Although some DPI could help:  EG, YouTube and other flash-based  
streaming sources tends to operate in two modes: underbuffered (where  
the play rate is less then the bandwidth, and the user has to wait) or  
overbuffered (where the flash app downloads the video much faster than  
it is able to be watched, and the user may often download most of the  
video while watching only a little.).

Since YouTube does have the ability to seek, it would be of benefit to  
the user, if shaping needs to occur, if the shaping on a YouTube video  
was just enough to minimize the amount of overbuffering, as that would  
match the user's data rate with the consumption rate.

The only user penalty would be a greater delay when skipping forward,  
but the savings would be substantial if streaming video flash apps are  
unwilling to calibrate their buffering better.



[5] This may be a weakness of Comcast's proposal: its not fair ENOUGH.
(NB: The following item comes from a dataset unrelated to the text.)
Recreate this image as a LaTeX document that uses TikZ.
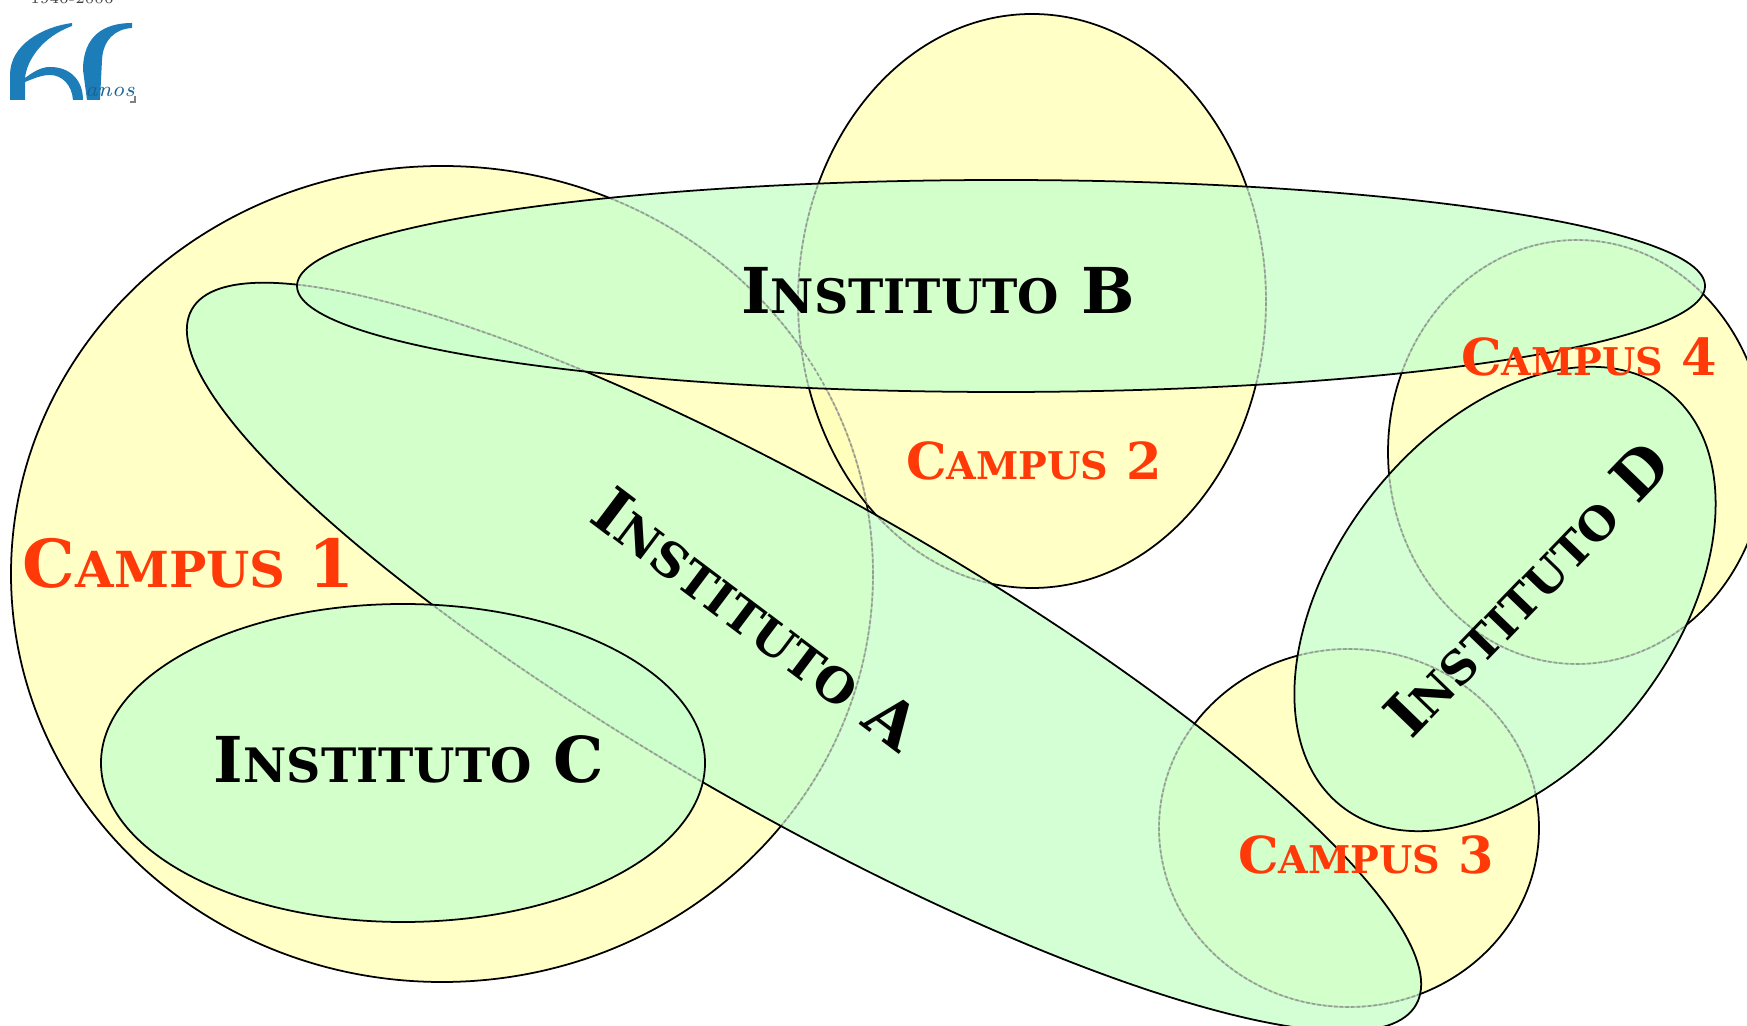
\documentclass[tikz,border=0pt]{standalone}
\usepackage{fontspec}
\newfontfamily\copperfont{DejaVu Serif}[BoldFont={DejaVu Serif Bold}]
\newcommand{\capsname}[3]{{\copperfont\bfseries #1{\fontsize{0.75em}{1em}\selectfont\MakeUppercase{#2}} #3}}
\definecolor{campusyellow}{HTML}{FFFFB8}
\definecolor{institutogreen}{HTML}{CCFFCC}
\definecolor{campusred}{HTML}{FF3A08}
\definecolor{logoblue}{HTML}{1C7DB8}
\tikzset{
    campus/.style={draw=black, line width=0.5pt, fill=campusyellow, fill opacity=0.8},
    institutofill/.style={fill=institutogreen, fill opacity=0.85},
    institutoline/.style={draw=black, line width=0.5pt},
    rimline/.style={draw=black!40, line width=0.45pt, dash pattern=on 1pt off 0.6pt},
    campuslabel/.style={text=campusred, font=\fontsize{14.5}{18}\selectfont},
    institutolabel/.style={text=black, font=\fontsize{18}{22}\selectfont},
}
%outlines that show faintly through a green ellipse
\newcommand{\rimlines}{
    \foreach \cx/\cy/\rx/\ry in {4.42/4.51/4.31/4.08, 10.32/7.24/2.34/2.87, 13.49/1.97/1.90/1.79, 15.77/5.73/1.89/2.12}
        \draw[rimline] (\cx, \cy) ellipse [x radius=\rx, y radius=\ry];
    \draw[rimline, rotate around={-29.6:(8.04, 3.68)}] (8.04, 3.68) ellipse [x radius=7.04, y radius=1.59];
}
\newcommand{\institutoblob}[5]{
    \fill[institutofill, rotate around={#5:(#1, #2)}] (#1, #2) ellipse [x radius=#3, y radius=#4];
    \begin{scope}
        \clip[rotate around={#5:(#1, #2)}] (#1, #2) ellipse [x radius=#3, y radius=#4];
        \rimlines
    \end{scope}
    \draw[institutoline, rotate around={#5:(#1, #2)}] (#1, #2) ellipse [x radius=#3, y radius=#4];
}
\begin{document}
\begin{tikzpicture}
        \useasboundingbox (0, 0) rectangle (17.47, 10.25);
        \clip (0, 0) rectangle (17.47, 10.25);
        %draw campuses
        \draw[campus] (4.42, 4.51) ellipse [x radius=4.31, y radius=4.08];
        \draw[campus] (10.32, 7.24) ellipse [x radius=2.34, y radius=2.87];
        \begin{scope}
            \clip (10.32, 7.24) ellipse [x radius=2.34, y radius=2.87];
            \draw[rimline] (4.42, 4.51) ellipse [x radius=4.31, y radius=4.08];
        \end{scope}
        \draw[campus] (13.49, 1.97) ellipse [x radius=1.90, y radius=1.79];
        \draw[campus] (15.77, 5.73) ellipse [x radius=1.89, y radius=2.12];
        %draw institutes
        \institutoblob{8.04}{3.68}{7.04}{1.59}{-29.6}
        \institutoblob{10.01}{7.39}{7.04}{1.06}{0}
        \institutoblob{4.03}{2.62}{3.02}{1.59}{0}
        \institutoblob{15.05}{4.26}{2.64}{1.69}{51.7}
        %label campuses
        \node[campuslabel, scale=1.3] (campusone) at (1.89, 4.62) {\capsname{C}{ampus}{1}};
        \node[campuslabel] (campustwo) at (10.34, 5.64) {\capsname{C}{ampus}{2}};
        \node[campuslabel] (campusthree) at (13.66, 1.70) {\capsname{C}{ampus}{3}};
        \node[campuslabel] (campusfour) at (15.89, 6.68) {\capsname{C}{ampus}{4}};
        %label institutes
        \node[institutolabel, rotate=-37] (institutoa) at (7.57, 4.06) {\capsname{I}{nstituto}{A}};
        \node[institutolabel] (institutob) at (9.38, 7.34) {\capsname{I}{nstituto}{B}};
        \node[institutolabel] (institutoc) at (4.09, 2.66) {\capsname{I}{nstituto}{C}};
        \node[institutolabel, rotate=46, scale=0.96] (institutod) at (15.27, 4.36) {\capsname{I}{nstituto}{D}};
        %draw logo
        \fill[logoblue] (0.72, 10.02) .. controls (0.42, 9.98) and (0.10, 9.80) .. (0.10, 9.50)
            -- (0.10, 9.25) -- (0.25, 9.25) -- (0.25, 9.43)
            .. controls (0.35, 9.47) and (0.42, 9.50) .. (0.50, 9.50)
            .. controls (0.62, 9.50) and (0.72, 9.40) .. (0.73, 9.25) -- (0.83, 9.25)
            .. controls (0.83, 9.45) and (0.70, 9.58) .. (0.50, 9.58)
            .. controls (0.40, 9.58) and (0.32, 9.52) .. (0.25, 9.47)
            .. controls (0.27, 9.65) and (0.42, 9.88) .. (0.72, 9.99) -- cycle;
        \fill[logoblue] (1.32, 10.02) .. controls (1.05, 10.02) and (0.83, 9.90) .. (0.83, 9.55) -- (0.87, 9.25)
            -- (1.00, 9.25) -- (1.02, 9.65) .. controls (1.03, 9.85) and (1.15, 9.96) .. (1.32, 9.97) -- cycle;
        \node[logoblue!80!black, font=\itshape\fontsize{6}{7}\selectfont, inner sep=0pt] (logoanos) at (1.10, 9.33) {anos};
        \draw[gray, line width=0.3pt] (1.30, 9.23) -- (1.35, 9.23) -- (1.35, 9.29);
        \node[black!75, font=\fontsize{4}{5}\selectfont, inner sep=0pt] (logoyears) at (0.72, 10.26) {1946-2006};
    \end{tikzpicture}
\end{document}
Because it really only allocates into two categories rather than per  
user ceilings, you might have a case where, eg, a user is doing a  
single heavy TCP flow, enough to get bumped into the "Low priority"  
category where it gets stomped on by people doing many-flow  
transfers.  Thus it can preserve behavior for the lighter users, it  
doesn't necessarily help the heavy users who are using a few  
connections vs the many connection heavy users.  Thus its only a  
partial fairness rather than per-user fairness.

In fact, depending on parameters, you might have thrashing situations  
where a user with one heavy TCP flow is swapped back and forth between  
categories as the bandwidth usage goes way down when that one TCP flow  
has to compete among many flow usage.